A iniciativa de Maria e Ellie tornou isso realidade e me fez muito feliz. Essas pessoas maravilhosas se reuniram inicialmente no site www.jcarreras.com, que era cuidado com muito carinho pela incrível Sharon Herzog, uma brava canadense que não só era fã como colaborava muito com as ações filantrópicas da Fundação Carreras. Sharon faleceu em 2004 e deixou saudades, mas as amigas, em sua homenagem, não deixaram a peteca cair. Desde então Ellie Koppelman assumiu a lista e as colaboradoras se mantiveram unidas.

Com esse gesto carinhoso, as duas me incluem no grupo, ainda que indiretamente. Obrigada, meninas! Espero que este blog possa sempre colaborar, dentro do mesmo espírito que as uniu, para difusão da arte, vida e obra de Josep Carreras.

I wish to express here my gratitude to Maria and Ellie Koppelman.
To Maria, for translating this blog's posts to the English language, and to Ellie for spreading the translation to the immense mailing list of Mr. Carreras' loyal fans, presently hosted by the website www.voceditenore.com, run by the efficient Jean Peccei.

The dream of making this blog bilingual has not been possible so far because I haven't had the time to do so; although it is nice to see so many different national flags among the regular visitors, I always thought it would be better if all these people could understand and enjoy the posts.

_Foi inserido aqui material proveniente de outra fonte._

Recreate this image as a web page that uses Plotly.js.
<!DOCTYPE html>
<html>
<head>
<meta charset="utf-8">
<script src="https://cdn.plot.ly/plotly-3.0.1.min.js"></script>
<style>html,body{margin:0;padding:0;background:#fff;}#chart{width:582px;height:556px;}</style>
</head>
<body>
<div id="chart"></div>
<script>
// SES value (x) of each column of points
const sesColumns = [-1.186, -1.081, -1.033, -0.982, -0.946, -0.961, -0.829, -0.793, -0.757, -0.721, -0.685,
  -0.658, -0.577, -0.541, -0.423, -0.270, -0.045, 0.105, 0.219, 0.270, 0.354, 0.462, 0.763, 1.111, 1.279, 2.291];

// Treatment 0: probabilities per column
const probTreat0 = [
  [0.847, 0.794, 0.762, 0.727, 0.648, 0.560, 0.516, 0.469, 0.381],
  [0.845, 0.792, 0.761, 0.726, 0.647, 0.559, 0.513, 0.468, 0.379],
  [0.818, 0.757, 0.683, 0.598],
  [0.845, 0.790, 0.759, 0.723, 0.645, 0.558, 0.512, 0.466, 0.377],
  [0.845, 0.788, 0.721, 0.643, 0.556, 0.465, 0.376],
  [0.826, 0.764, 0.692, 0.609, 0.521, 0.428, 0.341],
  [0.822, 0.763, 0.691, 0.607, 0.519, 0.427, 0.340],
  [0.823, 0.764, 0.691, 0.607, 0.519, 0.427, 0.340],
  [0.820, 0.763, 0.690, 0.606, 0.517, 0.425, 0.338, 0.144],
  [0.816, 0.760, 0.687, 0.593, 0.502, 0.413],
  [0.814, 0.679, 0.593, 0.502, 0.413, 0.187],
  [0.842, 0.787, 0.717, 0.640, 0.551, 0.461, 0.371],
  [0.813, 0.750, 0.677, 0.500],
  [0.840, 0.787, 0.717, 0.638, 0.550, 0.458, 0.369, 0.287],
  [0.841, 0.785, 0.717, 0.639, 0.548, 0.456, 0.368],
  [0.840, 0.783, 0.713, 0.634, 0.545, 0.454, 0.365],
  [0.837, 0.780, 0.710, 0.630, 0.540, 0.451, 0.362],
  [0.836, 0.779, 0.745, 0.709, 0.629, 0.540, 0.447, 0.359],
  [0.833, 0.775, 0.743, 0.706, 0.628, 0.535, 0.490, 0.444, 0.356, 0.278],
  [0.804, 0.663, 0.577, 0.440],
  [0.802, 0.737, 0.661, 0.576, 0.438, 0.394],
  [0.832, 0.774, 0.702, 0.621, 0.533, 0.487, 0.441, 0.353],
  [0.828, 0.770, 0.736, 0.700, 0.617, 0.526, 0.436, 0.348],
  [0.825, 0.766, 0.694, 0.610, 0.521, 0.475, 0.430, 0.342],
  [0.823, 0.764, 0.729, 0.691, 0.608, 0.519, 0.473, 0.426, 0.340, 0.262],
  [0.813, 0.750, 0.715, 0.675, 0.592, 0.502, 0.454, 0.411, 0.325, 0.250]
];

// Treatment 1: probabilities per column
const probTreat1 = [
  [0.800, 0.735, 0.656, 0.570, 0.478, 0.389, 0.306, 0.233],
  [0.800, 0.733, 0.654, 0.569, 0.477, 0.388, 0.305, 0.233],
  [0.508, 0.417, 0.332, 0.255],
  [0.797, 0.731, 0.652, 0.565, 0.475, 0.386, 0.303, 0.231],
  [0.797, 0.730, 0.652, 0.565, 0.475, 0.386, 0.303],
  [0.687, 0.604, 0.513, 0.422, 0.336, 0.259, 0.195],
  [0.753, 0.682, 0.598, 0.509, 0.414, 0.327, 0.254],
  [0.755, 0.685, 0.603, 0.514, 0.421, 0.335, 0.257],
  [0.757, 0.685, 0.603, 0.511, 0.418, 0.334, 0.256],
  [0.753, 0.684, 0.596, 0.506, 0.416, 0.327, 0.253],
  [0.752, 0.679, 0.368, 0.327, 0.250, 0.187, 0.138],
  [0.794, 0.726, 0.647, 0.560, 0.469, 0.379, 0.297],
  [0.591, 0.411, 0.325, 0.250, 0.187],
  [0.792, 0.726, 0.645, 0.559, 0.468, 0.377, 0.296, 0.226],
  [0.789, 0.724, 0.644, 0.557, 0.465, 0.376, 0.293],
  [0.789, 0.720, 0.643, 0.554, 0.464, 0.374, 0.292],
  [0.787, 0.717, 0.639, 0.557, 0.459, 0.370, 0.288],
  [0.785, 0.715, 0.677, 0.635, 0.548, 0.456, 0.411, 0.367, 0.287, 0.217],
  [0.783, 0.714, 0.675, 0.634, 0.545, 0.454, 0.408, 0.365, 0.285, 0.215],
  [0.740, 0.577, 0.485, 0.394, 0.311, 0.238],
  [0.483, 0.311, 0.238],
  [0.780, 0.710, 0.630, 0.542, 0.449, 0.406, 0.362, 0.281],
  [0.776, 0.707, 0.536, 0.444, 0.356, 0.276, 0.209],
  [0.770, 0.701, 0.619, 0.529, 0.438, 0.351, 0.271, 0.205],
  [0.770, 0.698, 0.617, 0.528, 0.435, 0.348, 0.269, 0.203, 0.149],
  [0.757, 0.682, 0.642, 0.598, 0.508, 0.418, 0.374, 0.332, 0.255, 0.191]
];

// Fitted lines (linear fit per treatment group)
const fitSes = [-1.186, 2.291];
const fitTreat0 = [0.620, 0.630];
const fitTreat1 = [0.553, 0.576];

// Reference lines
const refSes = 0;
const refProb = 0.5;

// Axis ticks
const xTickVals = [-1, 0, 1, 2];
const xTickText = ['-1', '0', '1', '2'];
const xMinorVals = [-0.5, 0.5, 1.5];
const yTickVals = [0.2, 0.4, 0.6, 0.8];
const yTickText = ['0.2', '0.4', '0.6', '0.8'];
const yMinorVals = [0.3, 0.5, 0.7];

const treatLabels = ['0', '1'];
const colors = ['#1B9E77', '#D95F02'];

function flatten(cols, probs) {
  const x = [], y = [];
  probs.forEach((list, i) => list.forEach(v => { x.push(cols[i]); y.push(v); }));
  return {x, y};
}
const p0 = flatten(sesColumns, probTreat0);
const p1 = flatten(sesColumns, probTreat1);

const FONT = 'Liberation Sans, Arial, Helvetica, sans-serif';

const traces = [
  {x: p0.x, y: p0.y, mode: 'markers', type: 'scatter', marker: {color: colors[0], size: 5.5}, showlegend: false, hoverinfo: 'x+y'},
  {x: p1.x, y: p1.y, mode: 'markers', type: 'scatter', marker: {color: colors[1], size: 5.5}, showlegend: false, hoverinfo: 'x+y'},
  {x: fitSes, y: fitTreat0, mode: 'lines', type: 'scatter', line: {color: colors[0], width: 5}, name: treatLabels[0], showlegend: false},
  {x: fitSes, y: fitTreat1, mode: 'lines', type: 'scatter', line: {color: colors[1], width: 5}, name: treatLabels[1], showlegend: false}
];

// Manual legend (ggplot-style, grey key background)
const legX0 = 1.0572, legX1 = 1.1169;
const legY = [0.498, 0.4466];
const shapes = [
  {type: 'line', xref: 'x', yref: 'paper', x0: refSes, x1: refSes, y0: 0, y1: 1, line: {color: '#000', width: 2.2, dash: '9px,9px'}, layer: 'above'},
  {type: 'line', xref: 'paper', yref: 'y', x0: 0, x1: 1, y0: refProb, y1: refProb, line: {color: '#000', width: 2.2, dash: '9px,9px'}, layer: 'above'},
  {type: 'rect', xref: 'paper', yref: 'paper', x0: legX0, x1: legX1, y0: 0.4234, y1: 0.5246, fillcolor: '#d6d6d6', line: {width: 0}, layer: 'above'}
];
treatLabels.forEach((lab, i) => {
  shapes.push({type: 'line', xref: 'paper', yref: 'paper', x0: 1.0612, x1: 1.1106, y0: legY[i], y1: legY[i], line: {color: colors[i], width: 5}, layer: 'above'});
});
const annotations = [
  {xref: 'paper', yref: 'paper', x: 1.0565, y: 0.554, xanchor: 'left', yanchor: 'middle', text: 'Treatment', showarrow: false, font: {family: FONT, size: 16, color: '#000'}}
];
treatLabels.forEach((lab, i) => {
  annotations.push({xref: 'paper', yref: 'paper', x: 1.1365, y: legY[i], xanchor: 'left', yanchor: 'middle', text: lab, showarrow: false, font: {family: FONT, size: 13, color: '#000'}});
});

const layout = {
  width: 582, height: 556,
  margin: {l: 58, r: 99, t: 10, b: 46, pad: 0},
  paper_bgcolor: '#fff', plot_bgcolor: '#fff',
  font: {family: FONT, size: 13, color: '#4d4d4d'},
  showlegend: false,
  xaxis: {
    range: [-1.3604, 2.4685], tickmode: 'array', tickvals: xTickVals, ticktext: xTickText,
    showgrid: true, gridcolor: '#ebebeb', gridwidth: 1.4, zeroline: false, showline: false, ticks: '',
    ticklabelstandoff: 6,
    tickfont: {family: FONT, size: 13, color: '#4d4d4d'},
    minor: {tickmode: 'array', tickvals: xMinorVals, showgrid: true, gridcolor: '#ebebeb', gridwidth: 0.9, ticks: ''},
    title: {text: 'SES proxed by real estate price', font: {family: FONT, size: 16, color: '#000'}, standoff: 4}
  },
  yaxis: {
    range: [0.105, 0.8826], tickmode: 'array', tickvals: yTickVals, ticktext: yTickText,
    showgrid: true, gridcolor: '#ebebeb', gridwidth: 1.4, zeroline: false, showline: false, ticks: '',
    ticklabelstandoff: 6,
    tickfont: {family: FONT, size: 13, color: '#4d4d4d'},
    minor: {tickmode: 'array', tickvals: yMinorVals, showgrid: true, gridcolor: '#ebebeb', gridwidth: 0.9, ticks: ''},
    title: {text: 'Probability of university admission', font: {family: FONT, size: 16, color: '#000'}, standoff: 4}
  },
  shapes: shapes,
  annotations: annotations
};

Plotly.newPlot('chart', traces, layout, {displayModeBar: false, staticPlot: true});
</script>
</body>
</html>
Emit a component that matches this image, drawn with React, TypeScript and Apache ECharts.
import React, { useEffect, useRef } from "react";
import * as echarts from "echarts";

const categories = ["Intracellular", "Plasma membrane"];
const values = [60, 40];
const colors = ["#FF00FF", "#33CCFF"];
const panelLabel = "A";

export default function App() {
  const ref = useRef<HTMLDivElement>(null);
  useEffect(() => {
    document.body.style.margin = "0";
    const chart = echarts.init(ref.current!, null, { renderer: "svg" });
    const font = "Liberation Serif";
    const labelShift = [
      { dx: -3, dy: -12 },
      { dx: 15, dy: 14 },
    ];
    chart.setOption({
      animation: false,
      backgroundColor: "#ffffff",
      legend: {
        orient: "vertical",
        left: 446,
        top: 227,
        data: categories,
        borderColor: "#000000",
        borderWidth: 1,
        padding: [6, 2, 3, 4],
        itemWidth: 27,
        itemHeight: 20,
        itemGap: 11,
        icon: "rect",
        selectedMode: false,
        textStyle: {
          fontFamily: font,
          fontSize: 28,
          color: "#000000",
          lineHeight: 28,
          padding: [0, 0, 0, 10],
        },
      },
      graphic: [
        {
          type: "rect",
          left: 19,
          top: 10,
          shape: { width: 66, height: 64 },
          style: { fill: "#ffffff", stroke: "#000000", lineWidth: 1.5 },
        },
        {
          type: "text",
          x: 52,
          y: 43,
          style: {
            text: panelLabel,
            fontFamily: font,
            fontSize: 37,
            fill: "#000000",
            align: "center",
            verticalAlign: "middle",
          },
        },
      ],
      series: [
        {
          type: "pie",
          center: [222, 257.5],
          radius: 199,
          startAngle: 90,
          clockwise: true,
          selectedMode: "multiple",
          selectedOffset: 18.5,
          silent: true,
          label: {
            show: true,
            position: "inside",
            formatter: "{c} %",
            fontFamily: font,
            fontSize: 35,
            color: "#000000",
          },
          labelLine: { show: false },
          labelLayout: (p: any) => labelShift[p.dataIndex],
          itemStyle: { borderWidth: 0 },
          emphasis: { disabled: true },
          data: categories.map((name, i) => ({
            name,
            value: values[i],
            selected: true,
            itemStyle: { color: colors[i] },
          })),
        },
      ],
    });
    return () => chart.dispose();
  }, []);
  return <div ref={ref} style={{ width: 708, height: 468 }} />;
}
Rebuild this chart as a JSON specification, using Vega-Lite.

Thanks to Maria and Ellie, the dream is now come true, and I am very happy about it. These wonderful ladies were reunited at first around the site www.jcarreras.com, run by the amazing Sharon Herzog, a brave Canadian lady who not only was a great fan of Josep Carreras, but who also contributed very much to the works of the Carreras Foundation. Sharon passed away in 2004 and left us very nice memories. But her friends did not leave her legacy to history: as a special tribute, Ellie Koppelman took charge of the mailing list and the site's team remained together.

Their touching attitude brought me in, although somewhat indirectly. Thank you so much, dear ladies! May this blog be able to contribute, under the same spirit that reunited all of you, to the divulgation of Josep Carreras' art, life, and humanitary work.